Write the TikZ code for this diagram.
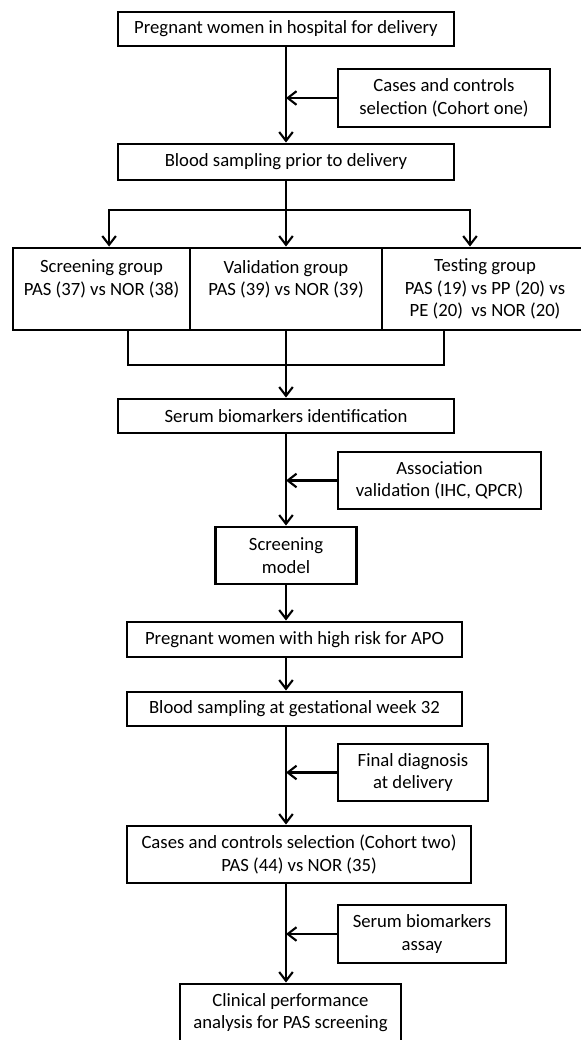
\documentclass[tikz,border=0pt]{standalone}
\usepackage{fontspec}
\setmainfont{Carlito}
\usetikzlibrary{arrows.meta}
\begin{document}
\begin{tikzpicture}[
	box/.style={draw, line width=2.1pt, align=center, inner sep=2pt, font=\fontsize{13.3}{16}\selectfont},
	arr/.style={->, line width=1.5pt},
	>={Straight Barb[length=2.2mm, width=3.4mm, line width=1.5pt]}]
	\useasboundingbox (0,0) rectangle (14.525,-26);
	\coordinate (axis) at (7.15,0);
	\node[box, minimum width=8.4cm, minimum height=0.85cm] (hosp) at (7.15,-0.725) {Pregnant women in hospital for delivery};
	\node[box, minimum width=5.3cm, minimum height=1.45cm] (sel1) at (11.1,-2.45) {Cases and controls\\selection (Cohort one)};
	\node[box, minimum width=8.4cm, minimum height=0.9cm] (prior) at (7.15,-4.05) {Blood sampling prior to delivery};
	\coordinate (split) at (7.15,-5.25);
	\node[box, minimum width=4.425cm, minimum height=2.05cm] (scr) at (2.5375,-7.225) {Screening group\\PAS (37) vs NOR (38)\\~};
	\node[box, minimum width=4.8cm, minimum height=2.05cm] (val) at (7.15,-7.225) {Validation group\\PAS (39) vs NOR (39)\\~};
	\node[box, minimum width=5.15cm, minimum height=2.05cm] (tst) at (12.125,-7.225) {Testing group\\PAS (19) vs PP (20) vs\\PE (20)~ vs NOR (20)};
	\coordinate (merge) at (7.15,-9.125);
	\node[box, minimum width=8.4cm, minimum height=0.85cm] (ident) at (7.15,-10.4) {Serum biomarkers identification};
	\node[box, minimum width=5.075cm, minimum height=1.425cm] (assoc) at (10.9875,-12.0125) {Association\\validation (IHC, QPCR)};
	\node[box, minimum width=3.525cm, minimum height=1.425cm] (model) at (7.15,-13.8875) {Screening\\model};
	\node[box, minimum width=8.375cm, minimum height=0.875cm] (risk) at (7.3625,-15.9875) {Pregnant women with high risk for APO};
	\node[box, minimum width=8.375cm, minimum height=0.85cm] (week) at (7.3625,-17.725) {Blood sampling at gestational week 32};
	\node[box, minimum width=3.75cm, minimum height=1.425cm] (diag) at (10.325,-19.3125) {Final diagnosis\\at delivery};
	\node[box, minimum width=8.6cm, minimum height=1.425cm] (sel2) at (7.475,-21.3625) {Cases and controls selection (Cohort two)\\PAS (44) vs NOR (35)};
	\node[box, minimum width=4.2cm, minimum height=1.45cm] (assay) at (10.55,-23.35) {Serum biomarkers\\assay};
	\node[box, minimum width=5.525cm, minimum height=1.425cm] (clin) at (7.2625,-25.3125) {Clinical performance\\analysis for PAS screening};
	% main line
	\draw[arr] (hosp) -- (prior);
	\draw[arr] (sel1.west) -- (sel1.west -| axis);
	\draw[arr] (prior) -- (val);
	\draw[arr] (split) -| ([xshift=0.19cm]scr.north);
	\draw[arr] (split) -| ([xshift=-0.375cm]tst.north);
	\draw[line width=1.5pt] ([xshift=0.6625cm]scr.south) |- (merge) -| ([xshift=-1.025cm]tst.south);
	\draw[arr] (val) -- (ident);
	\draw[arr] (ident) -- (model);
	\draw[arr] (assoc.west) -- (assoc.west -| axis);
	\draw[arr] (model) -- (model.south |- risk.north);
	\draw[arr] (risk.south -| axis) -- (week.north -| axis);
	\draw[arr] (week.south -| axis) -- (sel2.north -| axis);
	\draw[arr] (diag.west) -- (diag.west -| axis);
	\draw[arr] (sel2.south -| axis) -- (clin.north -| axis);
	\draw[arr] (assay.west) -- (assay.west -| axis);
\end{tikzpicture}
\end{document}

● Short exercise: Word for word, quote the lines above. Omit the pictures.

● Result of this exercise:
Write the TikZ code for this diagram.
\documentclass[tikz,border=0pt]{standalone}
\usepackage{fontspec}
\setmainfont{Carlito}
\usetikzlibrary{arrows.meta}
\begin{document}
\begin{tikzpicture}[
	box/.style={draw, line width=2.1pt, align=center, inner sep=2pt, font=\fontsize{13.3}{16}\selectfont},
	arr/.style={->, line width=1.5pt},
	>={Straight Barb[length=2.2mm, width=3.4mm, line width=1.5pt]}]
	\useasboundingbox (0,0) rectangle (14.525,-26);
	\coordinate (axis) at (7.15,0);
	\node[box, minimum width=8.4cm, minimum height=0.85cm] (hosp) at (7.15,-0.725) {Pregnant women in hospital for delivery};
	\node[box, minimum width=5.3cm, minimum height=1.45cm] (sel1) at (11.1,-2.45) {Cases and controls\\selection (Cohort one)};
	\node[box, minimum width=8.4cm, minimum height=0.9cm] (prior) at (7.15,-4.05) {Blood sampling prior to delivery};
	\coordinate (split) at (7.15,-5.25);
	\node[box, minimum width=4.425cm, minimum height=2.05cm] (scr) at (2.5375,-7.225) {Screening group\\PAS (37) vs NOR (38)\\~};
	\node[box, minimum width=4.8cm, minimum height=2.05cm] (val) at (7.15,-7.225) {Validation group\\PAS (39) vs NOR (39)\\~};
	\node[box, minimum width=5.15cm, minimum height=2.05cm] (tst) at (12.125,-7.225) {Testing group\\PAS (19) vs PP (20) vs\\PE (20)~ vs NOR (20)};
	\coordinate (merge) at (7.15,-9.125);
	\node[box, minimum width=8.4cm, minimum height=0.85cm] (ident) at (7.15,-10.4) {Serum biomarkers identification};
	\node[box, minimum width=5.075cm, minimum height=1.425cm] (assoc) at (10.9875,-12.0125) {Association\\validation (IHC, QPCR)};
	\node[box, minimum width=3.525cm, minimum height=1.425cm] (model) at (7.15,-13.8875) {Screening\\model};
	\node[box, minimum width=8.375cm, minimum height=0.875cm] (risk) at (7.3625,-15.9875) {Pregnant women with high risk for APO};
	\node[box, minimum width=8.375cm, minimum height=0.85cm] (week) at (7.3625,-17.725) {Blood sampling at gestational week 32};
	\node[box, minimum width=3.75cm, minimum height=1.425cm] (diag) at (10.325,-19.3125) {Final diagnosis\\at delivery};
	\node[box, minimum width=8.6cm, minimum height=1.425cm] (sel2) at (7.475,-21.3625) {Cases and controls selection (Cohort two)\\PAS (44) vs NOR (35)};
	\node[box, minimum width=4.2cm, minimum height=1.45cm] (assay) at (10.55,-23.35) {Serum biomarkers\\assay};
	\node[box, minimum width=5.525cm, minimum height=1.425cm] (clin) at (7.2625,-25.3125) {Clinical performance\\analysis for PAS screening};
	% main line
	\draw[arr] (hosp) -- (prior);
	\draw[arr] (sel1.west) -- (sel1.west -| axis);
	\draw[arr] (prior) -- (val);
	\draw[arr] (split) -| ([xshift=0.19cm]scr.north);
	\draw[arr] (split) -| ([xshift=-0.375cm]tst.north);
	\draw[line width=1.5pt] ([xshift=0.6625cm]scr.south) |- (merge) -| ([xshift=-1.025cm]tst.south);
	\draw[arr] (val) -- (ident);
	\draw[arr] (ident) -- (model);
	\draw[arr] (assoc.west) -- (assoc.west -| axis);
	\draw[arr] (model) -- (model.south |- risk.north);
	\draw[arr] (risk.south -| axis) -- (week.north -| axis);
	\draw[arr] (week.south -| axis) -- (sel2.north -| axis);
	\draw[arr] (diag.west) -- (diag.west -| axis);
	\draw[arr] (sel2.south -| axis) -- (clin.north -| axis);
	\draw[arr] (assay.west) -- (assay.west -| axis);
\end{tikzpicture}
\end{document}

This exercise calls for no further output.